Ces services doivent être plus internationaux, à l’image d’Agrymet créé après la grande sécheresse des années soixante-dix. Cet organisme a connu une intense activité entre 1975 et 1980, mais les cadres formés à cette époque ont disparu.
Assurer la durabilité des services « hydrométéo » est un enjeu de la société de demain. Comment assurer la fiabilité de la collecte des données si celle-ci dépend de la fonction régalienne d’États faibles ou affaiblis ? Les données sont collectées dans le cadre des projets, ce qui n’assure pas la durabilité. Comment améliorer l’accès à ces données, car le coût de l’ignorance est élevé quand elle se traduit par un surdimensionnement des ouvrages par sécurité, ce qui crée de la richesse pour le BTP mais se traduit par un coût global élevé.

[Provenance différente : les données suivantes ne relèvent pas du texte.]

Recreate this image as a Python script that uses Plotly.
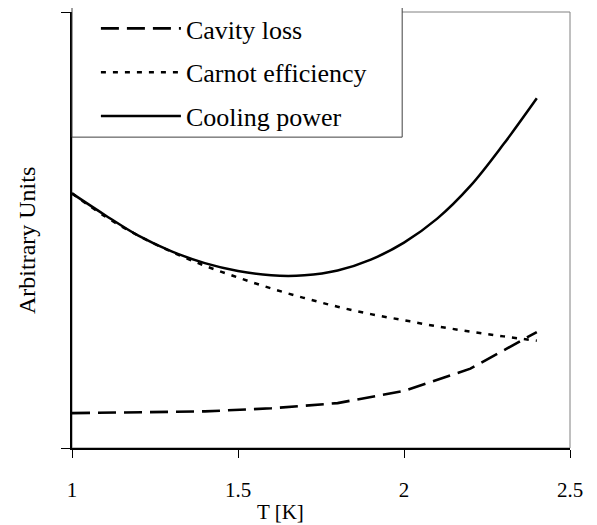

À un moment où la maîtrise du changement climatique est inscrite sur l'agenda politique, il est essentiel de doter les différents pays d'outils de mesures fiables pour imaginer des solutions locales leur permettant de s'adapter aux changements du climat et de lutter contre la vulnérabilité des habitants. Cette journée, riche en échanges d'expériences, contribue à la construction de cette orientation stratégique.